He duped FBI agents and small-town cops, students and child advocates, volunteer firefighters and war veterans into thinking he was a retired colonel in Army special operations who had fought terrorists and insurgents from Kabul to Bogota.
William G. Hillar packed rooms and pocketed speaking fees in big cities and tiny towns from Maryland to California, spending a dozen years spinning tall tales about the mujahedin, drug lords and his own daughter being kidnapped, sold into sex slavery and killed.
The 66-year-old teacher who grew up in Oregon and now lives in Millersville pleaded guilty in March to a single count of mail fraud. On Tuesday, he confessed to living a lie and apologized before a federal judge sentenced him to 21 months in prison.
It was not as much as prosecutors requested, but more than his attorney said he deserved.
Assistant Maryland U.S. Attorney Leo J. Wise called Hillar's lies "sociopathic" and said he exploited the suffering of others for profit. He said the lies were made even more egregious during wartime because he was teaching tactics to police and firefighters who relied on his advice to protect their citizens in post-9/11 America.
"They thought they were getting 'Black Hawk Down,' " Wise said during the hearing in U.S. District Court in Baltimore. "Instead, they got 'Rambo.' They got fiction."
Hillar got caught when a real member of the Army Special Forces saw one of his presentations and posted a question about the speaker's credentials on an Internet bulletin board run by a Green Beret support group called Professional Soldiers.
That group investigated and exposed him.

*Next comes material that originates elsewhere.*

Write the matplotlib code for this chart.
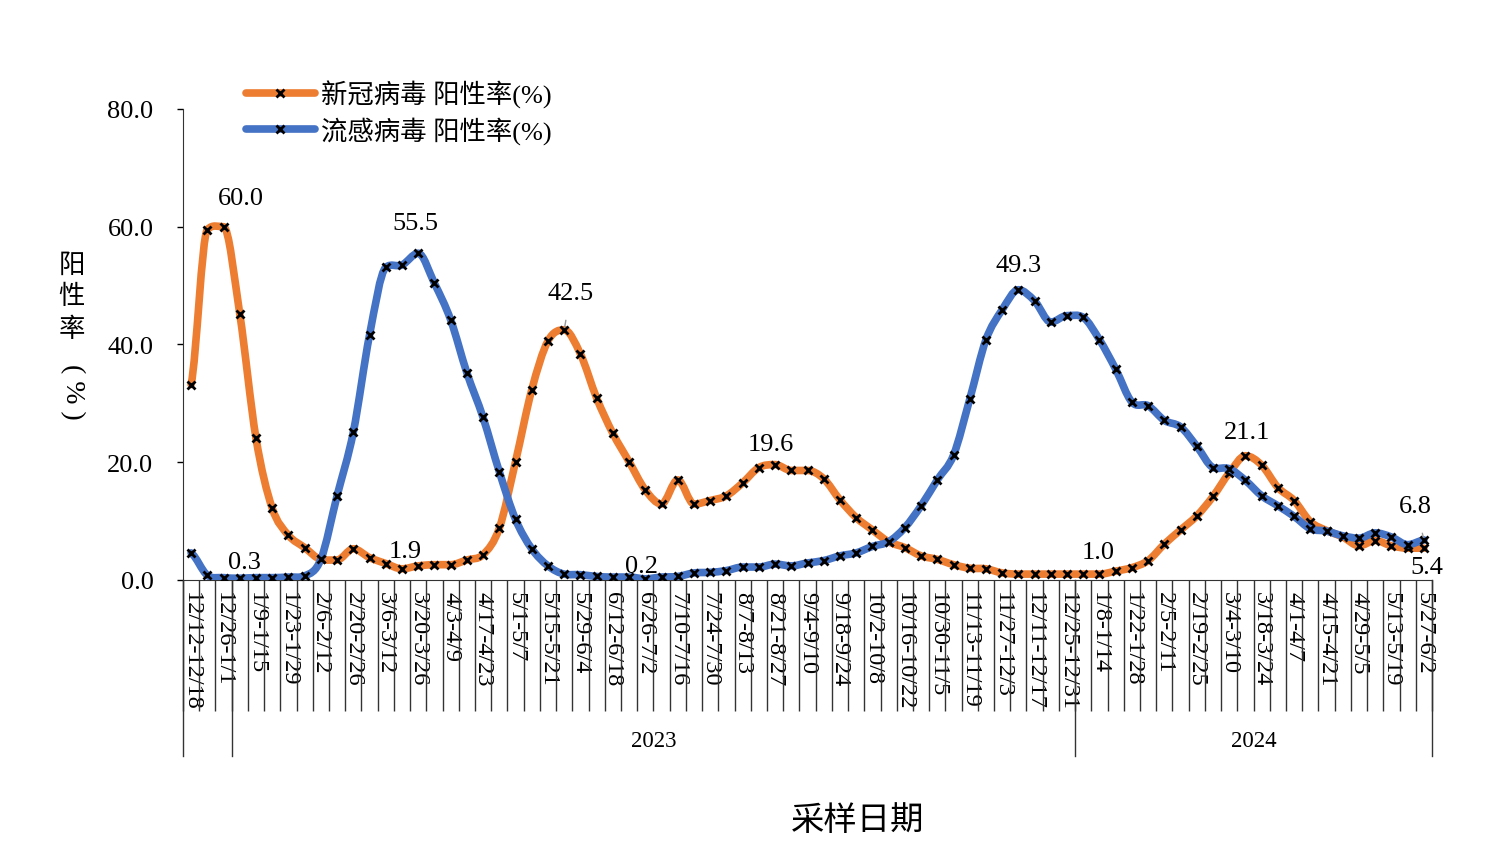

Part of Hillar's undoing was that he stretched his credentials, claiming to be a member of too small a club. During the time of his deception, there were only three or four commanders with the rank of colonel in Army Special Forces.
Nobody in that part of the service had ever heard of Hillar.
"We find his conduct to be reprehensible," said Jeffrey D. Hinton, a retired Army special operations sergeant with 20 years' experience, who testified Tuesday. "We have had men killed in training attempting to obtain the rank that Mr. Hillar assigned to himself. He dishonored and disrespected those who have died."
Of the training Hillar offered, Hinton said: "It's worthless."
Speaking publicly for the first time since he was arrested in January, Hillar's purportedly eloquent speaking style and ability to mesmerize audiences for hours evaporated, replaced with a brief, contrite and halting apology.
"I take full responsibility for what I did," Hillar told U.S. Judge William D. Quarles Jr. "I apologize to those I have hurt and demeaned. I never intended to hurt anybody. I am sorry."
Hillar attributed his exuberance to his passion and said his deception started innocently when students assumed from his lectures that he had been in the military. "I never denied it," he told the court. "After a while, I adopted it."
His attorney, federal public defender Gary W. Christopher, admitted that what his client did was wrong. "He is a person who lied about who he was," the lawyer told Quarles.
But Christopher insisted Hillar did not do it for money. The $171,000 he collected in speaking fees and a small university salary was a total spread over 12 years, and he said Hillar emptied a trust fund to repay two dozen institutions, police and fire departments.
Hillar does have a real resume. He graduated from the University of Oregon in the 1960s with a bachelor's degree in psychology. He earned a master's degree in special education, but did not complete his doctorate, as he had claimed.
Instead of being a colonel in the army, he spent eight years in the Coast Guard, rising no higher than petty officer, third class. He retired not as a counter-terrorism commando, but as a radar man.
He has a daughter, alive and well in Oregon, but not a daughter who he said was kidnapped by sex traffickers from a train between Bangkok and Singapore in 1988. He claimed his experience to be the basis for the 2008 movie "Taken" starring Liam Neeson.
Christopher described his client as more a huckster who got caught up in visions of self-grandeur, a victim of his own "flawed ego" who "couldn't resist being a hero. … He was not a hero. So he faked it."
The attorney said the FBI and other groups had to have seen value in Hillar's presentations because they kept inviting him back.
"They didn't hire him because of his made-up celebrity," the lawyer said. "They hired him because he packed the house. … At the end of the day, his stories had value."
That prompted Quarles to ask whether defense counsel was asking the court to consider Hillar's lies "parables."
Christopher also said that his client did not profit from the false stories about his daughter's kidnapping.
The prosecutor said he did think Hillar profited from his tall tales and that the institutions he duped, many of them tiny police and fire departments, can't afford to lose money on meaningless training. He also displaced qualified instructors.
Federal sentencing guidelines call for 21 to 27 months in prison, and the prosecutor asked Quarles to lean toward the higher end of the range.
Quarles sentenced Hillar to the low end of the guidelines, and added 500 hours of community service and three years' supervised probation. Prosecutors said Hillar will perform his service at veterans cemeteries.
At the conclusion of his speech, Hillar told the court that every week he goes to BWI Thurgood Marshall Airport to welcome home returning troops.
"Believe it or not," he said. "I'm a patriot."